[Stated problem]: Reproduce, character for character, the lines below from the first through the one with "7.9e-6, 6.8e-6, 4.9e-6];". Leave pictures out.

[Data section]:
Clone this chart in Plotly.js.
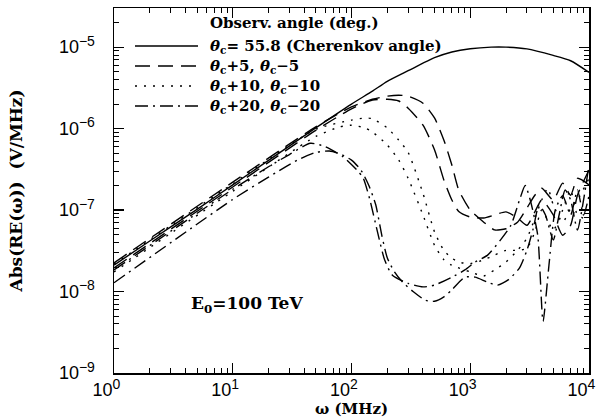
<!DOCTYPE html>
<html><head><meta charset="utf-8">
<script src="https://cdn.plot.ly/plotly-3.0.1.min.js"></script>
<style>html,body{margin:0;padding:0;background:#fff}#chart{width:600px;height:418px}</style>
</head><body><div id="chart"></div>
<script>
// ---- data ----
const omegaSolid = [1, 2, 5, 10, 20, 50, 100, 150, 200, 300, 500, 700, 1000, 1500, 2000, 3000, 5000, 7000, 10000];
const vSolid = [2.11e-8, 4.17e-8, 1.02e-7, 2.04e-7, 4.07e-7, 1.02e-6, 2.0e-6, 2.88e-6, 3.8e-6, 5.13e-6, 7.41e-6, 8.71e-6, 9.55e-6, 1.0e-5, 1.0e-5, 9.5e-6, 7.9e-6, 6.8e-6, 4.9e-6];

const omegaDashA = [1, 10, 50, 100, 150, 200, 250, 300, 400, 500, 600, 700, 800, 1000, 1300, 1600, 2000, 2500, 3000, 3500, 4000, 5000, 6000, 7000, 8000, 10000];
const vDashA = [2.25e-8, 2.2e-7, 1.05e-6, 1.85e-6, 2.29e-6, 2.5e-6, 2.57e-6, 2.5e-6, 2.05e-6, 1.35e-6, 7.2e-7, 3.57e-7, 1.76e-7, 1.0e-7, 7.1e-8, 5.7e-8, 5.9e-8, 7.1e-8, 1.06e-7, 1.52e-7, 1.85e-7, 1.33e-7, 2.14e-7, 1.52e-7, 2.45e-7, 2.04e-7];

const omegaDashB = [1, 10, 50, 100, 150, 200, 250, 300, 400, 500, 600, 700, 800, 1000, 1300, 1600, 2000, 2500, 3000, 3500, 4000, 5000, 6000, 7000, 8000, 10000];
const vDashB = [1.95e-8, 1.92e-7, 9.5e-7, 1.75e-6, 2.24e-6, 2.29e-6, 2.18e-6, 1.78e-6, 1.1e-6, 5.5e-7, 2.33e-7, 1.33e-7, 9.6e-8, 8.2e-8, 8.0e-8, 8.7e-8, 9.5e-8, 8.0e-8, 6.5e-8, 9.5e-8, 1.33e-7, 8.7e-8, 4.9e-8, 6.5e-8, 1.52e-7, 3.1e-7];

const omegaDotA = [1, 10, 50, 100, 130, 150, 200, 250, 300, 400, 500, 600, 700, 800, 1000, 1300, 1600, 2000, 2500, 3000, 3500, 4000, 5000, 6000, 7000, 8000, 10000];
const vDotA = [2.17e-8, 2.1e-7, 9.8e-7, 1.27e-6, 1.35e-6, 1.32e-6, 1.02e-6, 7.2e-7, 5.1e-7, 1.6e-7, 5.4e-8, 3.2e-8, 2.57e-8, 2.3e-8, 2.2e-8, 2.45e-8, 2.8e-8, 3.2e-8, 3.2e-8, 3.4e-8, 5.4e-8, 1.0e-7, 5.7e-8, 1.0e-7, 1.76e-7, 8.7e-8, 7.5e-8];

const omegaDotB = [1, 10, 50, 80, 100, 130, 150, 200, 250, 300, 400, 500, 600, 700, 1000, 1300, 1600, 2000, 2500, 3000, 3500, 4000, 4500, 5000, 6000, 7000, 8000, 10000];
const vDotB = [1.74e-8, 1.7e-7, 8.0e-7, 1.05e-6, 1.1e-6, 1.02e-6, 9.1e-7, 6.3e-7, 4.1e-7, 2.45e-7, 8.7e-8, 3.7e-8, 2.45e-8, 2.1e-8, 1.74e-8, 1.55e-8, 1.84e-8, 2.3e-8, 3.2e-8, 4.5e-8, 7.9e-8, 1.33e-7, 1.85e-7, 1.16e-7, 7.1e-8, 1.05e-7, 1.33e-7, 2.45e-7];

const omegaDDA = [1, 10, 20, 30, 45, 60, 85, 111, 125, 143, 164, 190, 220, 300, 400, 500, 700, 900, 1100, 1400, 1800, 2200, 2600, 2900, 3200, 3700, 4100, 4600, 5200, 6000, 7000, 8000, 9000, 10000];
const vDDA = [1.84e-8, 1.8e-7, 3.4e-7, 4.8e-7, 6.6e-7, 6.0e-7, 4.5e-7, 3.1e-7, 2.5e-7, 1.33e-7, 5.7e-8, 2.45e-8, 1.6e-8, 1.26e-8, 1.14e-8, 1.2e-8, 1.5e-8, 1.84e-8, 2.3e-8, 2.8e-8, 4.3e-8, 6.5e-8, 1.33e-7, 2.0e-7, 1.33e-7, 4.9e-8, 4.3e-9, 2.1e-8, 1.0e-7, 1.5e-7, 8.7e-8, 1.76e-7, 8.7e-8, 1.5e-7];

const omegaDDB = [1, 10, 20, 35, 50, 65, 80, 100, 120, 140, 160, 180, 200, 230, 270, 330, 420, 500, 600, 700, 900, 1100, 1400, 1700, 2100, 2600, 3000, 3400, 3800, 4300, 5000, 5600, 6300, 7000, 8000, 9000, 10000];
const vDDB = [1.28e-8, 1.35e-7, 2.54e-7, 4.1e-7, 5.1e-7, 5.3e-7, 4.9e-7, 4.1e-7, 3.1e-7, 2.0e-7, 1.16e-7, 4.9e-8, 2.6e-8, 1.74e-8, 1.3e-8, 1.0e-8, 7.8e-9, 7.6e-9, 8.6e-9, 1.05e-8, 1.5e-8, 1.5e-8, 1.3e-8, 1.2e-8, 1.4e-8, 1.95e-8, 3.2e-8, 6.0e-8, 1.16e-7, 8.7e-8, 4.3e-8, 8.7e-8, 1.76e-7, 1.33e-7, 5.7e-8, 1.33e-7, 3.6e-7];

const xTickVals = [1, 10, 100, 1000, 10000];
const xTickExp = ['0', '1', '2', '3', '4'];
const yTickVals = [1e-9, 1e-8, 1e-7, 1e-6, 1e-5];
const yTickExp = ['−9', '−8', '−7', '−6', '−5'];

const legendTitle = 'Observ. angle (deg.)';
const legendLabels = [
  '<i>θ</i><sub>c</sub>= 55.8 (Cherenkov angle)',
  '<i>θ</i><sub>c</sub>+5, <i>θ</i><sub>c</sub>−5',
  '<i>θ</i><sub>c</sub>+10, <i>θ</i><sub>c</sub>−10',
  '<i>θ</i><sub>c</sub>+20, <i>θ</i><sub>c</sub>−20'
];
const energyLabel = 'E<sub>0</sub>=100 TeV';
const xTitle = 'ω (MHz)';
const yTitle = 'Abs(RE(ω))  (V/MHz)';

// ---- styles ----
const SUP = e => '10<sup><span style="font-size:14px">' + e + '</span></sup>';
const XLAB = e => SUP(e) + '\u00a0\u00a0\u00a0';
const DASH = {solid: 'solid', dashed: '15px,8px', dotted: '2px,7px', dashdot: '13px,5px,2px,5px'};
const LW = 1.4;
function tr(x, y, dash) {
  return {x: x, y: y, type: 'scatter', mode: 'lines', showlegend: false,
    line: {color: '#000', width: LW, dash: dash, shape: 'spline', smoothing: 0.6}, hoverinfo: 'skip'};
}
const data = [
  tr(omegaSolid, vSolid, DASH.solid),
  tr(omegaDashA, vDashA, DASH.dashed),
  tr(omegaDashB, vDashB, DASH.dashed),
  tr(omegaDotA, vDotA, DASH.dotted),
  tr(omegaDotB, vDotB, DASH.dotted),
  tr(omegaDDA, vDDA, DASH.dashdot),
  tr(omegaDDB, vDDB, DASH.dashdot)
];

function minorTicks(lo, hi) {
  const out = [];
  for (let e = lo; e < hi; e++) for (let m = 2; m <= 9; m++) out.push(m * Math.pow(10, e));
  return out;
}

// plot area: x 114..589, y 8..373
const PL = 114, PR = 589, PT = 8, PB = 373;
const px = v => (v - PL) / (PR - PL);
const py = v => (PB - v) / (PB - PT);

const TXT = {family: 'DejaVu Serif', size: 15, color: '#000'};
const legendY = [46, 66, 86, 106];
const legendDash = [DASH.solid, DASH.dashed, DASH.dotted, DASH.dashdot];
const shapes = legendY.map((yy, i) => ({type: 'line', xref: 'paper', yref: 'paper',
  x0: px(135), x1: px(198), y0: py(yy), y1: py(yy), line: {color: '#000', width: LW, dash: legendDash[i]}}));
const annotations = [
  {xref: 'paper', yref: 'paper', x: px(208), y: py(23), xanchor: 'left', yanchor: 'middle', showarrow: false, text: '<b>' + legendTitle + '</b>', font: TXT}
].concat(legendY.map((yy, i) => ({xref: 'paper', yref: 'paper', x: px(208), y: py(yy), xanchor: 'left', yanchor: 'middle', showarrow: false, text: '<b>' + legendLabels[i] + '</b>', font: TXT})))
 .concat([{xref: 'paper', yref: 'paper', x: px(189), y: py(304), xanchor: 'left', yanchor: 'middle', showarrow: false, text: '<b>' + energyLabel + '</b>', font: {family: 'DejaVu Serif', size: 17, color: '#000'}}]);

const axisCommon = {
  type: 'log', showgrid: false, zeroline: false, showline: true, linecolor: '#000', linewidth: 1.5,
  mirror: 'ticks', ticks: 'inside', ticklen: 10, tickwidth: 1.2, tickcolor: '#000', tickmode: 'array',
  ticklabeloverflow: 'allow',
  tickfont: {family: 'Liberation Sans', size: 18, color: '#000'}
};
const layout = {
  width: 600, height: 418,
  margin: {l: PL, r: 600 - PR, t: PT, b: 418 - PB},
  paper_bgcolor: '#fff', plot_bgcolor: '#fff',
  showlegend: false,
  xaxis: Object.assign({}, axisCommon, {
    range: [0, 4], tickvals: xTickVals, ticktext: xTickExp.map(XLAB), ticklabelstandoff: 0,
    minor: {tickmode: 'array', tickvals: minorTicks(0, 4), ticks: 'inside', ticklen: 5, tickwidth: 1, tickcolor: '#000', showgrid: false},
    title: {text: '<b>' + xTitle + '</b>', font: {family: 'DejaVu Serif', size: 15, color: '#000'}, standoff: 3}
  }),
  yaxis: Object.assign({}, axisCommon, {
    range: [-9, -4.52], tickvals: yTickVals, ticktext: yTickExp.map(SUP), ticklabelstandoff: 14,
    minor: {tickmode: 'array', tickvals: minorTicks(-9, -4), ticks: 'inside', ticklen: 5, tickwidth: 1, tickcolor: '#000', showgrid: false},
    title: {text: '<b>' + yTitle + '</b>', font: {family: 'DejaVu Serif', size: 17, color: '#000'}, standoff: 32}
  }),
  shapes: shapes,
  annotations: annotations
};
Plotly.newPlot('chart', data, layout, {staticPlot: true, displayModeBar: false});
</script></body></html>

[Exercise result]:
Clone this chart in Plotly.js.
<!DOCTYPE html>
<html><head><meta charset="utf-8">
<script src="https://cdn.plot.ly/plotly-3.0.1.min.js"></script>
<style>html,body{margin:0;padding:0;background:#fff}#chart{width:600px;height:418px}</style>
</head><body><div id="chart"></div>
<script>
// ---- data ----
const omegaSolid = [1, 2, 5, 10, 20, 50, 100, 150, 200, 300, 500, 700, 1000, 1500, 2000, 3000, 5000, 7000, 10000];
const vSolid = [2.11e-8, 4.17e-8, 1.02e-7, 2.04e-7, 4.07e-7, 1.02e-6, 2.0e-6, 2.88e-6, 3.8e-6, 5.13e-6, 7.41e-6, 8.71e-6, 9.55e-6, 1.0e-5, 1.0e-5, 9.5e-6, 7.9e-6, 6.8e-6, 4.9e-6];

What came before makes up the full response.